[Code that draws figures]
┄┄┄┄┄┄
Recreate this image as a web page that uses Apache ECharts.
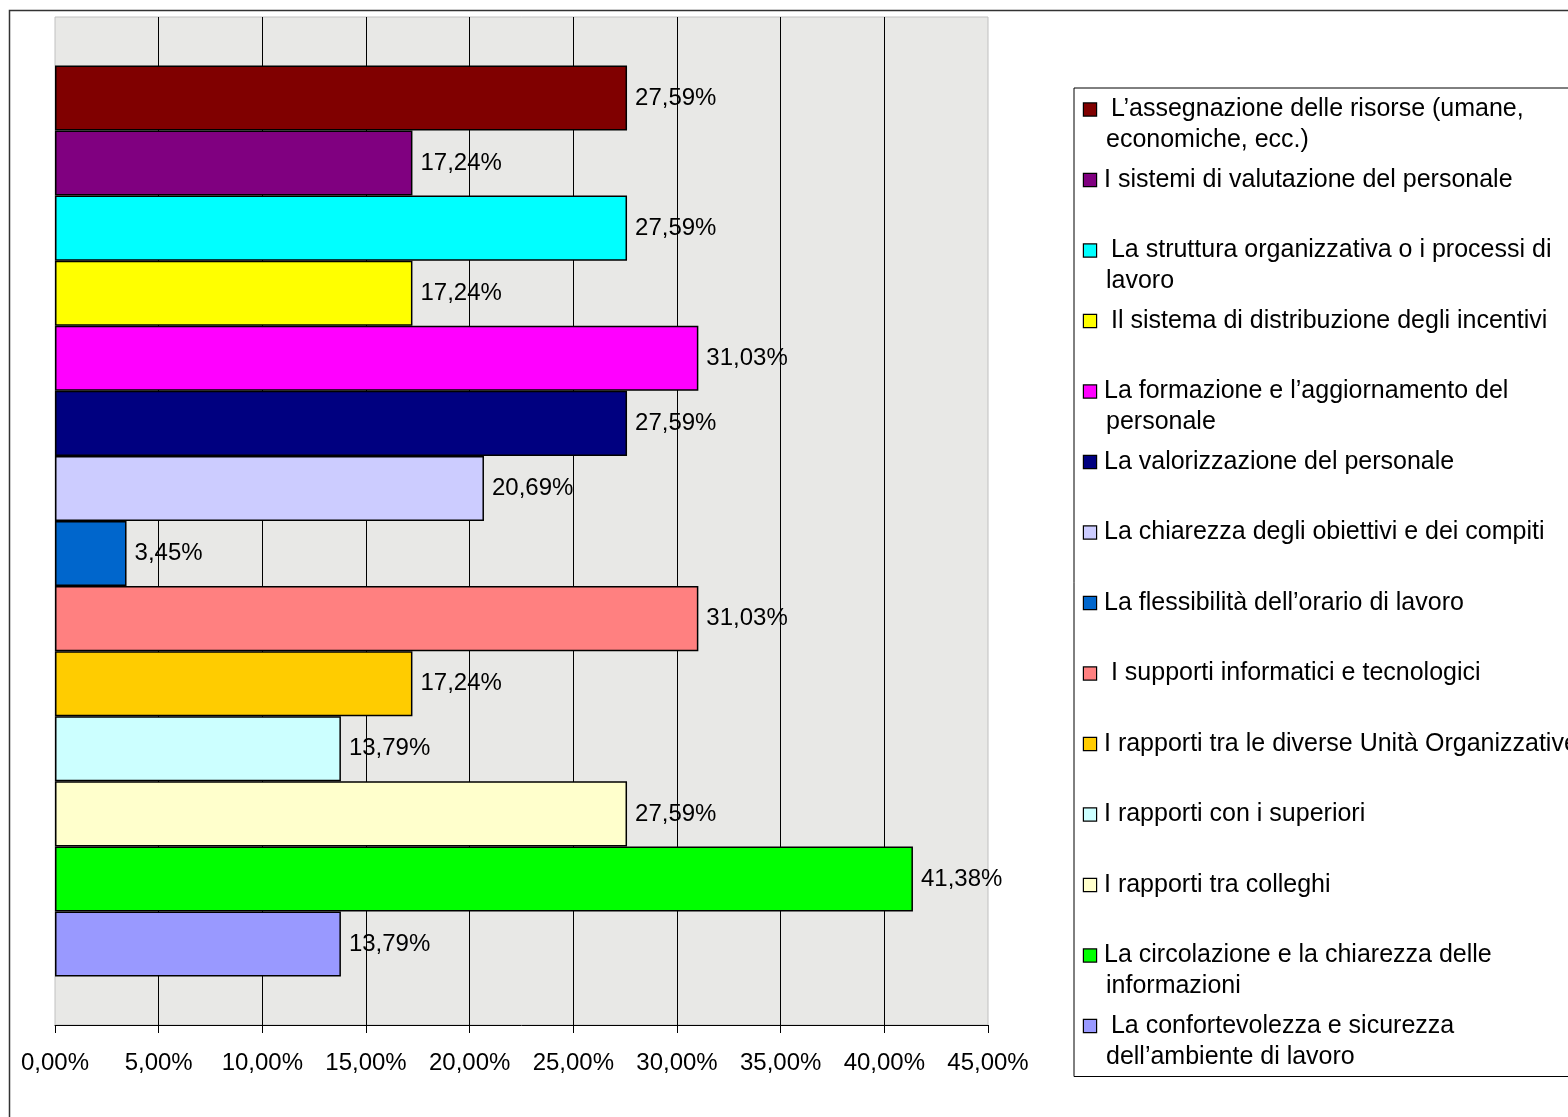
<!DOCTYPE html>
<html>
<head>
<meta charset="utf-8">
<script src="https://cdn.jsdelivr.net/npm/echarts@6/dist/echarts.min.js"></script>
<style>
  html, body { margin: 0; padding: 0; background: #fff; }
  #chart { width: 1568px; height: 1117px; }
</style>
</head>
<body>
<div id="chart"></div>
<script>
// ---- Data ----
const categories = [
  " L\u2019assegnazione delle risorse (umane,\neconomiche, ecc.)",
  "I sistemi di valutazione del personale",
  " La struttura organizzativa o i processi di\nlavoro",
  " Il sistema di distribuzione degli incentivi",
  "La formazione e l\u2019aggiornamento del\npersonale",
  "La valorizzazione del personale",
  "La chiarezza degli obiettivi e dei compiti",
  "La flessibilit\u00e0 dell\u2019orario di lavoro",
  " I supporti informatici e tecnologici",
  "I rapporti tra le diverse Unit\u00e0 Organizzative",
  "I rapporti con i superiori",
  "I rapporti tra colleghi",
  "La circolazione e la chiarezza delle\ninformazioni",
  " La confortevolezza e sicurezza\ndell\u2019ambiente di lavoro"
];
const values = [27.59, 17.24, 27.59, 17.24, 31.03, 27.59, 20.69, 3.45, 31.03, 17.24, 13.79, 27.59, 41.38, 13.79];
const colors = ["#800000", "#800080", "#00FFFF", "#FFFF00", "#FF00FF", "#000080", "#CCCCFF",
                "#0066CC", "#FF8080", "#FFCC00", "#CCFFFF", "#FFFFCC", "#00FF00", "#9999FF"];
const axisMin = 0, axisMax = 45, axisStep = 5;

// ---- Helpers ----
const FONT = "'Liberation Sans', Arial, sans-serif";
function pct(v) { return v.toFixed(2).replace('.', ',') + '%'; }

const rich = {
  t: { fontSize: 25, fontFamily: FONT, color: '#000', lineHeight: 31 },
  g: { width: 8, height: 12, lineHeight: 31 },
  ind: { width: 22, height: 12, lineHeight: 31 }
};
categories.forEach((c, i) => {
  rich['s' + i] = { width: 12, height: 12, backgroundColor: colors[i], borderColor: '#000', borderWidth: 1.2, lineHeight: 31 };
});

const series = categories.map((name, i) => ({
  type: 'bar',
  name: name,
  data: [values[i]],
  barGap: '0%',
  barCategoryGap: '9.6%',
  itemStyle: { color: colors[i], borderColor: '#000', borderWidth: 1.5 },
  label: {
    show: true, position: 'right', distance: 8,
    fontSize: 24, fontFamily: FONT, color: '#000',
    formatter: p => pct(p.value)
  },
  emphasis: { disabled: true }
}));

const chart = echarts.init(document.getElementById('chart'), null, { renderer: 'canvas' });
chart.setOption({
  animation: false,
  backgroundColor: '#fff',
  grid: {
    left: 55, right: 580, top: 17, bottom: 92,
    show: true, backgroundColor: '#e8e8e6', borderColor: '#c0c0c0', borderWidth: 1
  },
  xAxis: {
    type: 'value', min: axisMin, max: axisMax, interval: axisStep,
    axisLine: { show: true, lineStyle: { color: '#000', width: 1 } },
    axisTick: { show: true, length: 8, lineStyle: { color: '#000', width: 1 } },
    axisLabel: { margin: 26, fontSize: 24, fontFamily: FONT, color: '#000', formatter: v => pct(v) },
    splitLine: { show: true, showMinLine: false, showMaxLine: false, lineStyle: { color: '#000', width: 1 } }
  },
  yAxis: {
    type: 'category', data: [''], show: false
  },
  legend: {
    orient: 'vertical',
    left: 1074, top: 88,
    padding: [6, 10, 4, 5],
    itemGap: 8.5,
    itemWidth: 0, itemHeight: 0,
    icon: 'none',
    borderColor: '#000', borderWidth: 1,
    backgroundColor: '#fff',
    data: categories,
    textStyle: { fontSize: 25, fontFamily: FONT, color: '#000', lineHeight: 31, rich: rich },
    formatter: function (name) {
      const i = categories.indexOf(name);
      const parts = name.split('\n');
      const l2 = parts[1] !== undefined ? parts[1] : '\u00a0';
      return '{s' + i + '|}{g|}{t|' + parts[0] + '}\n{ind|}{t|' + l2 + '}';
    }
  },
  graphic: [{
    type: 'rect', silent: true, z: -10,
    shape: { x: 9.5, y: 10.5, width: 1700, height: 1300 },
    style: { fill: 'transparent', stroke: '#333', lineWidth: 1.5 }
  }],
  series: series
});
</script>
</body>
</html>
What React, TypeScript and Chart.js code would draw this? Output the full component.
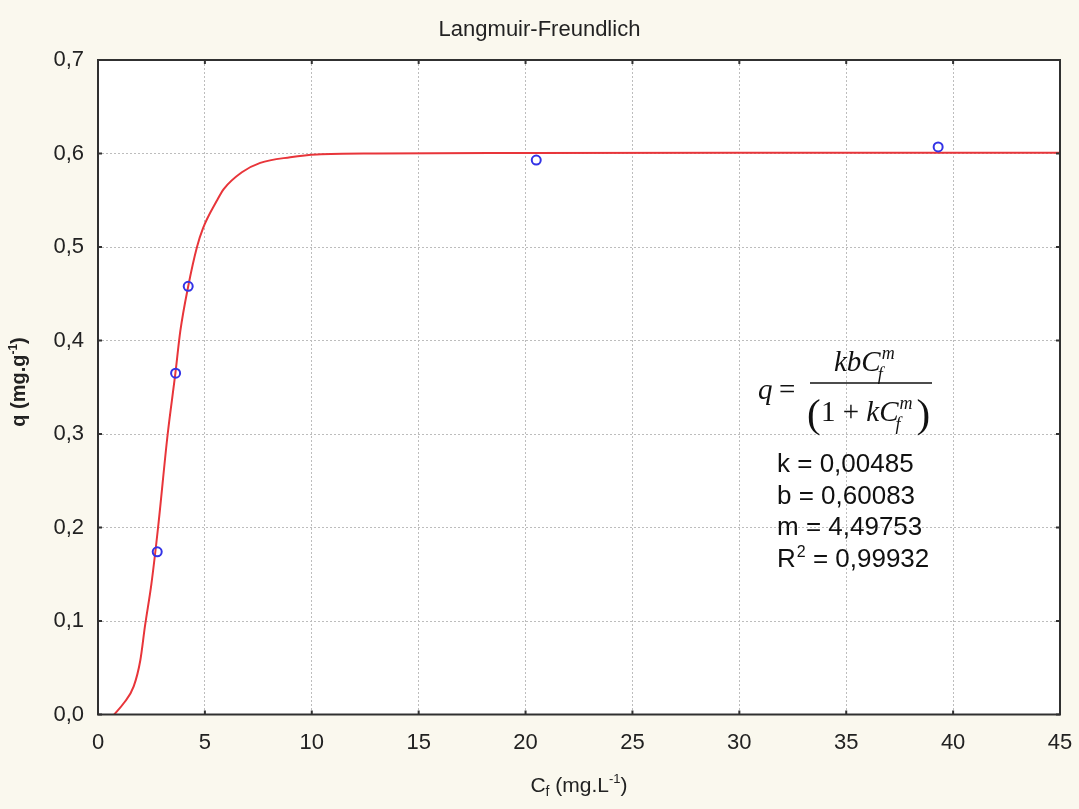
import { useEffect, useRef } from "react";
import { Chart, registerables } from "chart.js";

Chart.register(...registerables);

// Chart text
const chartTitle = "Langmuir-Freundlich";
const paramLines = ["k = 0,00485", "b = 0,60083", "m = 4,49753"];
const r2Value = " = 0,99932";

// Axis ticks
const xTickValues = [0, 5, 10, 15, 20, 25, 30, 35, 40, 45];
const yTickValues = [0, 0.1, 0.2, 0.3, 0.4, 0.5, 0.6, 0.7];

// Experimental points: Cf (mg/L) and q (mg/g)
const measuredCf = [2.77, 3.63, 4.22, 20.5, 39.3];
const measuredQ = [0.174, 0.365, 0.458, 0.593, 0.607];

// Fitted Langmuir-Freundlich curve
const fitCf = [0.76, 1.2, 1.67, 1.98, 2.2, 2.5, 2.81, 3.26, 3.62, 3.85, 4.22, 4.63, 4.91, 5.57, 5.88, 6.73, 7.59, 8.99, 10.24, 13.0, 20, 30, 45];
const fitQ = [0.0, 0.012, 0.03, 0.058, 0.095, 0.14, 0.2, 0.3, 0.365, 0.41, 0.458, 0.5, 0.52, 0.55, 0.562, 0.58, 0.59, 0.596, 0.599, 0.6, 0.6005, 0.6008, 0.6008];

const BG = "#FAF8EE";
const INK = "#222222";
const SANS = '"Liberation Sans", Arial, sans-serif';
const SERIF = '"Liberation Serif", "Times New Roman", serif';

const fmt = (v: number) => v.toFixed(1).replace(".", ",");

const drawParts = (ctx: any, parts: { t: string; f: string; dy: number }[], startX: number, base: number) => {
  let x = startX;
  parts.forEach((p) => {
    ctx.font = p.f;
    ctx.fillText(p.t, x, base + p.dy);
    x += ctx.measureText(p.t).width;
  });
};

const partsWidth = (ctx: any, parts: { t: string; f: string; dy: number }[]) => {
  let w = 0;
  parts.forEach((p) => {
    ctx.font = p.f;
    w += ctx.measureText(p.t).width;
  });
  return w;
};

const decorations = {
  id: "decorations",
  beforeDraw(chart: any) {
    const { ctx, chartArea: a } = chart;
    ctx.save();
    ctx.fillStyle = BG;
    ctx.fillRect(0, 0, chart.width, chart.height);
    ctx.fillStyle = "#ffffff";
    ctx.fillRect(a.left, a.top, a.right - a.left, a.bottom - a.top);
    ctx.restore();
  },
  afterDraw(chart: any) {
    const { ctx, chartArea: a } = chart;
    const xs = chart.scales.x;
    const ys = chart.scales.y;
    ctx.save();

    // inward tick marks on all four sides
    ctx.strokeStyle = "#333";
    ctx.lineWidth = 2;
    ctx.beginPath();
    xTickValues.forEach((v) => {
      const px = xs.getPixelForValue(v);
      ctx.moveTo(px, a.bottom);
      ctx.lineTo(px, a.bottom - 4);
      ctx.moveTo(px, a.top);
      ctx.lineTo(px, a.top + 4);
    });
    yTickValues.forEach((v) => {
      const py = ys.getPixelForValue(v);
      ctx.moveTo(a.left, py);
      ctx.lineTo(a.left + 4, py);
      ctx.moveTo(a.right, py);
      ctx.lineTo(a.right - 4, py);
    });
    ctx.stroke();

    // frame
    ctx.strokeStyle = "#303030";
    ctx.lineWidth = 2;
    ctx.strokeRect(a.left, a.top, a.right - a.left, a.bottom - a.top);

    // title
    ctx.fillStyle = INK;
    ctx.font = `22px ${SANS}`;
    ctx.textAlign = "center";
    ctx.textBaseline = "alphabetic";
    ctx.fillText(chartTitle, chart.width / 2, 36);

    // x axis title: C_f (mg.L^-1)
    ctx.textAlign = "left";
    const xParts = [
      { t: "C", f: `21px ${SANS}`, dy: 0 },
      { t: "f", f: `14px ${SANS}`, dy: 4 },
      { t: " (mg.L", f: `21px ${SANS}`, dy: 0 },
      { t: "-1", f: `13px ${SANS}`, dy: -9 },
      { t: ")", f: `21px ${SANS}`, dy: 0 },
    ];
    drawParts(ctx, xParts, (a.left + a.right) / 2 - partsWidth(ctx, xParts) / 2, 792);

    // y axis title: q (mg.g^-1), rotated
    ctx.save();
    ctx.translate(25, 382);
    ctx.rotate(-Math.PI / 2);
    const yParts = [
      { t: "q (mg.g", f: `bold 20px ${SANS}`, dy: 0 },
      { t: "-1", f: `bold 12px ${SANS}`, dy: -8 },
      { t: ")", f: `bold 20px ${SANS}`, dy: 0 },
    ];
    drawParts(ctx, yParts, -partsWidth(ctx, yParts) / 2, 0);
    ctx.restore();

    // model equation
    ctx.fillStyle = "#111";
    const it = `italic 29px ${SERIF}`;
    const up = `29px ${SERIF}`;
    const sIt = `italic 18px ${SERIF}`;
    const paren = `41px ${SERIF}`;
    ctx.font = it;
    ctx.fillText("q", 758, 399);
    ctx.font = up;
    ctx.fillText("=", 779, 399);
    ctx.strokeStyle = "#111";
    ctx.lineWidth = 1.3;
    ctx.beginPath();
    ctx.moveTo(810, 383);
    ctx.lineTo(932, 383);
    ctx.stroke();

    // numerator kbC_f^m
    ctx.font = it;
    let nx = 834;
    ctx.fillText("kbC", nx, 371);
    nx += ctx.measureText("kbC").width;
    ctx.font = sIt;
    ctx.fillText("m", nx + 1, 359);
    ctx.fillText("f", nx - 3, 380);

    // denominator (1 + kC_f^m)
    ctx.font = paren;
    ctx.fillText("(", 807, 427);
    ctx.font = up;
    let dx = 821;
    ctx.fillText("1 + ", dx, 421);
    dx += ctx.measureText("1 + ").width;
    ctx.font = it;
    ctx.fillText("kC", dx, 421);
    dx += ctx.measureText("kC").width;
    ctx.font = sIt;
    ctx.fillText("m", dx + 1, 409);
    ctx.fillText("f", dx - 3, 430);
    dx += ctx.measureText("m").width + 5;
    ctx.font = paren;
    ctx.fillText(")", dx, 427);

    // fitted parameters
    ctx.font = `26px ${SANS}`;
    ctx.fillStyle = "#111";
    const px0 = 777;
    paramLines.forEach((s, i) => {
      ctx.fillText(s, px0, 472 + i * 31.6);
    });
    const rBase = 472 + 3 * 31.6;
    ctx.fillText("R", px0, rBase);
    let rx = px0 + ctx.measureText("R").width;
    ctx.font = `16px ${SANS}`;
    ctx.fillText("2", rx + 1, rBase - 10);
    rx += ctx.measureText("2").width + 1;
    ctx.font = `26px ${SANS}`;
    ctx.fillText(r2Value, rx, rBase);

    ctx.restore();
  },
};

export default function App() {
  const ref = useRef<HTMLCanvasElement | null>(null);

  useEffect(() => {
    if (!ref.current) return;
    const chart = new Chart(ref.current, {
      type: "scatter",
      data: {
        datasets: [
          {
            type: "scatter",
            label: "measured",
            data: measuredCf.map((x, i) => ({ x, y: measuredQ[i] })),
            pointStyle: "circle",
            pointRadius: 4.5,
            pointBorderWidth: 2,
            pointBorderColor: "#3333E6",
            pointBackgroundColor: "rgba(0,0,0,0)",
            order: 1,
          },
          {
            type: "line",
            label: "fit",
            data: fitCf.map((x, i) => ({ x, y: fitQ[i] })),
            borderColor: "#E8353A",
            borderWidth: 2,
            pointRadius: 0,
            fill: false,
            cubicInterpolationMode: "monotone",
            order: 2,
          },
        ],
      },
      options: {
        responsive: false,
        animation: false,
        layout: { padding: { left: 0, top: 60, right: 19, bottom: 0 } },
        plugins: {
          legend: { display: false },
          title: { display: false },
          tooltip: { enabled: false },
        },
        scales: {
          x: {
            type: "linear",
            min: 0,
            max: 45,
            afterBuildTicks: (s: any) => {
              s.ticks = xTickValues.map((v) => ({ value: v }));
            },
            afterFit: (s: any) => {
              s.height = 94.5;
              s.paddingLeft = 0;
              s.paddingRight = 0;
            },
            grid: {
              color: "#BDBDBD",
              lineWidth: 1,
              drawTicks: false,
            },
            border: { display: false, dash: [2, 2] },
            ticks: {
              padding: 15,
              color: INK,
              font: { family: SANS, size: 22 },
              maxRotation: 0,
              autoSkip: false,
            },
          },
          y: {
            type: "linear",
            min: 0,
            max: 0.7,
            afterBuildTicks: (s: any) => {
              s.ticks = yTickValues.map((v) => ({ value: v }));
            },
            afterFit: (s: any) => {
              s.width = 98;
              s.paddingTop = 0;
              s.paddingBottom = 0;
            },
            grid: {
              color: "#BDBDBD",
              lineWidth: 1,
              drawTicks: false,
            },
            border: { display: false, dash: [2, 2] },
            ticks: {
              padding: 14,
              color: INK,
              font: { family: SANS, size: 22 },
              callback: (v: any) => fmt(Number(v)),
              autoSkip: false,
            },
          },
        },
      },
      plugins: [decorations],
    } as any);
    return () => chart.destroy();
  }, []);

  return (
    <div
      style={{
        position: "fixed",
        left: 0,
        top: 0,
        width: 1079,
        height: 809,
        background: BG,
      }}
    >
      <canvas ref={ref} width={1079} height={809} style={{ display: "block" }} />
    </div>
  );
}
┄┄┄┄┄┄
Problem ▸
Make an exact copy of the lines from the one that contains "What React, TypeScript" through the one that contains "Chart.register(...registerables);", both included, and no other lines. Pictures are skipped.

Solved problem ▸
What React, TypeScript and Chart.js code would draw this? Output the full component.
import { useEffect, useRef } from "react";
import { Chart, registerables } from "chart.js";

Chart.register(...registerables);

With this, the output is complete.